When a group of damaged individuals seek safety from this nuclear winter in Solovyei's commune, a plot develops to overthrow him, end his reign of mental abuse, and restore humanity.
Fantastical, unsettling, and occasionally funny, Radiant Terminus is a key entry in Volodine's epic literary project that—with its broad landscape, ambitious vision, and interlocking characters and ideas—calls to mind the best of David Mitchell.
Antoine Volodine (a.k.a. Lutz Bassmann, a.k.a. Manuela Draeger) is the primary pseudonym of a French writer who has published more than forty books, over twenty under this name. Seven of his titles are currently available in English translation, including Minor Angels, Bardo or Not Bardo, and Post-Exoticism in Ten Lessons, Lesson Eleven.

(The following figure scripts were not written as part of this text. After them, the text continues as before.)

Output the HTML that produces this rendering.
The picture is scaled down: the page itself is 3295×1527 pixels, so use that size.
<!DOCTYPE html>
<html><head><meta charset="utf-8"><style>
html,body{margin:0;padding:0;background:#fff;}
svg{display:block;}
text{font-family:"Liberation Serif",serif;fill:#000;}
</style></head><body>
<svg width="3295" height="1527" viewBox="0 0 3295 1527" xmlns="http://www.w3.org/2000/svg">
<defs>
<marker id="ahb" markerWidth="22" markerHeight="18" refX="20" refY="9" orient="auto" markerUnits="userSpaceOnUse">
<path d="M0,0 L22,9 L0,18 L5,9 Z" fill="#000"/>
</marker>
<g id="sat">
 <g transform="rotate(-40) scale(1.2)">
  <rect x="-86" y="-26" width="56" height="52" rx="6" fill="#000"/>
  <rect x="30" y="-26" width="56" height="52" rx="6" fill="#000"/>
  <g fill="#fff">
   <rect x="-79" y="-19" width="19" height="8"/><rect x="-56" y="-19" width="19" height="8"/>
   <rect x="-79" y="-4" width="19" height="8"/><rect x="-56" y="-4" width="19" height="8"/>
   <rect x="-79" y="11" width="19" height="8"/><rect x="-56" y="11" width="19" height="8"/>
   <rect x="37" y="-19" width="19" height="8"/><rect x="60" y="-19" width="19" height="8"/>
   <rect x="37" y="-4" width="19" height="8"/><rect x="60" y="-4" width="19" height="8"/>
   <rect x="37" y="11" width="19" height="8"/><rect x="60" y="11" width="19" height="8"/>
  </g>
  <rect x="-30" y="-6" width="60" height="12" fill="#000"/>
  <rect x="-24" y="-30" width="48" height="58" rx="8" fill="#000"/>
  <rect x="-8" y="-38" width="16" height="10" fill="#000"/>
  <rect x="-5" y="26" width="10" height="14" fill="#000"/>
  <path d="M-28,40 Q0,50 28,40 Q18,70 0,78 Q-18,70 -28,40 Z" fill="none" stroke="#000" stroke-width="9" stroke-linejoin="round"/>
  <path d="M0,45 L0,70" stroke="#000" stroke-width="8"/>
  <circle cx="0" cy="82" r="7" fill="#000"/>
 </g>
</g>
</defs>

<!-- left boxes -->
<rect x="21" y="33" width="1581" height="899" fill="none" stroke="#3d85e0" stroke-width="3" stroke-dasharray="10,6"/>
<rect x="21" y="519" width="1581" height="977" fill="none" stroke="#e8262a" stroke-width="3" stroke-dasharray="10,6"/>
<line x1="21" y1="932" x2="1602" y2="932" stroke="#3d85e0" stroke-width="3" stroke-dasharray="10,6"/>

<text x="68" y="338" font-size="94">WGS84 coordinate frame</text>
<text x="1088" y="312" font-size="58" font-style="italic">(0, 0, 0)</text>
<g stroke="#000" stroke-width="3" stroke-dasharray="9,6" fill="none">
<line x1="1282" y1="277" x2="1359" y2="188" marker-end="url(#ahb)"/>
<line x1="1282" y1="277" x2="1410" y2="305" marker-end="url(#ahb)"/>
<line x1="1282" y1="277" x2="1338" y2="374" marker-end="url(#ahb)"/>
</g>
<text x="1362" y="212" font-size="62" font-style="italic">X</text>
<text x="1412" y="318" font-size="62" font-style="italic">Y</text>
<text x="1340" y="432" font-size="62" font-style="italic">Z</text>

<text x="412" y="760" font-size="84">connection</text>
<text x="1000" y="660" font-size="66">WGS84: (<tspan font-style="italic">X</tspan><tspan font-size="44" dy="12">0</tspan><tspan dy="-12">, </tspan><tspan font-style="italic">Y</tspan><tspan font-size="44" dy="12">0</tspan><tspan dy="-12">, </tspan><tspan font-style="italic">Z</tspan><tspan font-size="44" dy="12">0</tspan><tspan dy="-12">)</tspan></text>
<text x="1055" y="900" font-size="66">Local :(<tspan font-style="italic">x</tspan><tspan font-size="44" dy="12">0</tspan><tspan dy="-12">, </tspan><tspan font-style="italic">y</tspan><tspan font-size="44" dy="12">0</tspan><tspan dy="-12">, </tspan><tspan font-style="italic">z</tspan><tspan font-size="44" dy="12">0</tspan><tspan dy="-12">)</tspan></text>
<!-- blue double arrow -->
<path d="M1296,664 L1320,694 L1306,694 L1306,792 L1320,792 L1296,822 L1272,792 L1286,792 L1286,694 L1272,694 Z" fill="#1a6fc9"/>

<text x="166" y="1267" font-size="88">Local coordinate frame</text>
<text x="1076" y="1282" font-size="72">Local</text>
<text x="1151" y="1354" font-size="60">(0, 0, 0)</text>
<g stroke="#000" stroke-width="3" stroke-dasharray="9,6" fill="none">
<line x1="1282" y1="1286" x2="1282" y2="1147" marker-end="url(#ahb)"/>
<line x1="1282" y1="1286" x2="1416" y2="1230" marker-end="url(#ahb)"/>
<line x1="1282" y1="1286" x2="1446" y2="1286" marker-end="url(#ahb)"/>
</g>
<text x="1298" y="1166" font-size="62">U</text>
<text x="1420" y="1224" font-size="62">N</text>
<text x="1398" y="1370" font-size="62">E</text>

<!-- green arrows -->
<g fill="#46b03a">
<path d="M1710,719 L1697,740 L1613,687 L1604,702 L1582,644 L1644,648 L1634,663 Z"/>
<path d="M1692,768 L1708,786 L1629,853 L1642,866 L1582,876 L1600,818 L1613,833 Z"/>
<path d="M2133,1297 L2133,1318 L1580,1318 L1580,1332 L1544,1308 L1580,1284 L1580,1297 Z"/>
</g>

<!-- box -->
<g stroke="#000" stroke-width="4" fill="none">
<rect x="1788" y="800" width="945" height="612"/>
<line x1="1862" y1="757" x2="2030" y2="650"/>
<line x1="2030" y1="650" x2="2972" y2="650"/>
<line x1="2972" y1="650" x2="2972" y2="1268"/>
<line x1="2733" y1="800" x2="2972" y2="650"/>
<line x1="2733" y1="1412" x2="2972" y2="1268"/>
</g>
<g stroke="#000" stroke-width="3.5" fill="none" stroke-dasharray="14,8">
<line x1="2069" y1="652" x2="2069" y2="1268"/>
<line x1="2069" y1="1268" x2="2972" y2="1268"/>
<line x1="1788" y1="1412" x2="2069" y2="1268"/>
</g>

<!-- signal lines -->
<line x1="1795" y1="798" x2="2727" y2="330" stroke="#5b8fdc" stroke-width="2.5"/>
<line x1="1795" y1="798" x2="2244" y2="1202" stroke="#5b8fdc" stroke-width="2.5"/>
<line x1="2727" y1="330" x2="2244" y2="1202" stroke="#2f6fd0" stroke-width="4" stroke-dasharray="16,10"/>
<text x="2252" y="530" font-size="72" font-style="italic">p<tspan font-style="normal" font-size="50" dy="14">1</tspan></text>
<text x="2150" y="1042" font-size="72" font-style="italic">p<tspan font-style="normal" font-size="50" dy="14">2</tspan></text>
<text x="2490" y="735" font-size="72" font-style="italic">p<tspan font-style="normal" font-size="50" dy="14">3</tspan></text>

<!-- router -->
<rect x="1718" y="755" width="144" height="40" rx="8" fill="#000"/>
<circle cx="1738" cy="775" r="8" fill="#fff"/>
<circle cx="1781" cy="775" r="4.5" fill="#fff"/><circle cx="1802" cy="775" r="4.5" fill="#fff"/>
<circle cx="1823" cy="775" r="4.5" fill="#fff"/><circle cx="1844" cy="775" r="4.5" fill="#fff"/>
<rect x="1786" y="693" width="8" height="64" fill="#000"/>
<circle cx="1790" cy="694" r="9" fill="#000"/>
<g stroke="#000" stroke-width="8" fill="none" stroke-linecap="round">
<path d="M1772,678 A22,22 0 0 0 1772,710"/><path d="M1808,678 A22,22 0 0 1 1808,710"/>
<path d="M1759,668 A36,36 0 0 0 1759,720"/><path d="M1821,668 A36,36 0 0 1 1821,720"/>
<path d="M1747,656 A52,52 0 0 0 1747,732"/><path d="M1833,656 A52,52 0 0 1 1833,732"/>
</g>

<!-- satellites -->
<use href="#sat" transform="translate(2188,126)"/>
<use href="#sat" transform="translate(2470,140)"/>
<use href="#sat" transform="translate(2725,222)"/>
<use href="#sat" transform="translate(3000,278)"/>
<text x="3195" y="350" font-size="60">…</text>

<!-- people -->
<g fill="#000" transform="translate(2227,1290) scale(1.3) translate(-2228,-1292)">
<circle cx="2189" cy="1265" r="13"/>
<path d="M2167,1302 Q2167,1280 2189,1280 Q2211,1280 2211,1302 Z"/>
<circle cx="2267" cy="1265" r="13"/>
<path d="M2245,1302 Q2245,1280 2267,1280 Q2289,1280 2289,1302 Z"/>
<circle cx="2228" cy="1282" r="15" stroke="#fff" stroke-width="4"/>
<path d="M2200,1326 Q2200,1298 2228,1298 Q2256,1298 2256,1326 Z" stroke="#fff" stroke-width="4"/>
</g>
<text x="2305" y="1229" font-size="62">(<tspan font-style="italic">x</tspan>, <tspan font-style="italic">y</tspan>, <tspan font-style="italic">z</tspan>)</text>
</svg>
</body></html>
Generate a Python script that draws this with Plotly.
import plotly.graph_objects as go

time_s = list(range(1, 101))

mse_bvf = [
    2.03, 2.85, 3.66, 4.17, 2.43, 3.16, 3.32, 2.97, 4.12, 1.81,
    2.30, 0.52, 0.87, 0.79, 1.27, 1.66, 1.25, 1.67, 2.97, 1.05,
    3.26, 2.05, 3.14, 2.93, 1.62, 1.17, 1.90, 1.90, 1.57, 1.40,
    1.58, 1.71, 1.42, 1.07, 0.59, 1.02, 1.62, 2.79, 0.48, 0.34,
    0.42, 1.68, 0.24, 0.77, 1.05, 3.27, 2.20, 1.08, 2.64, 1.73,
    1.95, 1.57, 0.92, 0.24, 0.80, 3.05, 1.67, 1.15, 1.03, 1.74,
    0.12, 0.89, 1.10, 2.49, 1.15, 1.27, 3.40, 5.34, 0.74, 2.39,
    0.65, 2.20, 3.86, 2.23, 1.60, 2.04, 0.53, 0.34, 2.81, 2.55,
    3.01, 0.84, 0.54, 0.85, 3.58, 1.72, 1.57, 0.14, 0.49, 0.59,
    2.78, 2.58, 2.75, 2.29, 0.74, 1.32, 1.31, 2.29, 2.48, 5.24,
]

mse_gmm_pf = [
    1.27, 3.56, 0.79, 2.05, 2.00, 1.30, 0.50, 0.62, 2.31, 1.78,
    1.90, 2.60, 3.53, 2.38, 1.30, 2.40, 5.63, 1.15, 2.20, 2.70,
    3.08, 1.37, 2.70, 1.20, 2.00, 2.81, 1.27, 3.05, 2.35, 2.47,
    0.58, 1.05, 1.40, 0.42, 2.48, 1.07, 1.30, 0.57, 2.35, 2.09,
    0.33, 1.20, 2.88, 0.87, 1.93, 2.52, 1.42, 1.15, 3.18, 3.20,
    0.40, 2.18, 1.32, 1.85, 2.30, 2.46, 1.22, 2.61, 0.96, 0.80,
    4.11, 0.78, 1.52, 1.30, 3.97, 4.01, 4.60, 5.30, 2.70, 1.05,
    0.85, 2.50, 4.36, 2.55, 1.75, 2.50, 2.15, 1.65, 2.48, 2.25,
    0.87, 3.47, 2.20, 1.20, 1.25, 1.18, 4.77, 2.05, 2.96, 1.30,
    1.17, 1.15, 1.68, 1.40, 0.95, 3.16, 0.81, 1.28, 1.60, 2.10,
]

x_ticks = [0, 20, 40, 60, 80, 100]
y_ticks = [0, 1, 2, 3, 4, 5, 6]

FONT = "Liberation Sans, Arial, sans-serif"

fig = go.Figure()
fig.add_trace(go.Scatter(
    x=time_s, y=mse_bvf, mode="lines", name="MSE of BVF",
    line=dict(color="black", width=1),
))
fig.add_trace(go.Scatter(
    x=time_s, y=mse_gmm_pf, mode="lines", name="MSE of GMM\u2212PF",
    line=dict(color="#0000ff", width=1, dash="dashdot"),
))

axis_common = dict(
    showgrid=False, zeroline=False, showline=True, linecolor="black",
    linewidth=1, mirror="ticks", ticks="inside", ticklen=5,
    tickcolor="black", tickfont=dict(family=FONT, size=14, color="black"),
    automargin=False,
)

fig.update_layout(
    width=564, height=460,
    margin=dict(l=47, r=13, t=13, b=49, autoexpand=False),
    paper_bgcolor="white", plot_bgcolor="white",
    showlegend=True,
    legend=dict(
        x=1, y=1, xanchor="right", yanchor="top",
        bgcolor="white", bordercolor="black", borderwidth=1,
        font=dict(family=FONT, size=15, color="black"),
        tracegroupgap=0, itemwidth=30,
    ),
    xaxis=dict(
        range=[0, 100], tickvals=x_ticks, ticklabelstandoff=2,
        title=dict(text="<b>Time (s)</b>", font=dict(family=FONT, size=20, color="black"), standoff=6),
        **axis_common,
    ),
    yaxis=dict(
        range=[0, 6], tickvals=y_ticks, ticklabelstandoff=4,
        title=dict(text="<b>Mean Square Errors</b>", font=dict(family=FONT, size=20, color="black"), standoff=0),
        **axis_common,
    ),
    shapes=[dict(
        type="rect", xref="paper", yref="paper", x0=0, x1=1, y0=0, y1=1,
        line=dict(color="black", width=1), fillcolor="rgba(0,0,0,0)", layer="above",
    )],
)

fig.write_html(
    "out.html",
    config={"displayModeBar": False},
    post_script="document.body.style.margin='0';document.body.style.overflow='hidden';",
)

Jeffrey Zuckerman is digital editor of Music & Literature. His writing and translations have appeared in Best European Fiction, 3:AM Magazine, the Rumpus, and the Los Angeles Review of Books.
PUBLISHERS WEEKLY
Volodine rips readers away from the solid natural laws of our world and makes them confuse centuries for days in this strange postapocalyptic novel. After the fall of the Second Soviet Union and the meltdowns of multiple nuclear power plants, Kronauer and his two comrades leave the loyalist resistance army to wander the steppes. He treks into a forest to find help for one of his companions and encounters a community run by Solovyei, a man made immortal by the radiation. Kronauer soon learns Solovyei likes to creep into the minds of his three daughters. They hate their father's intrusions but are susceptible to his influence, which has caused them to scorn men, including Kronauer. It's not at all clear whether each character is dead or alive or merely part of Solovyei's dream. The characters, though equipped with backstories, are little more than fodder for the novel's intellectual musings. This tale lures readers into believing they're on solid narrative ground, only to dissolve into a vortex of uncertainty.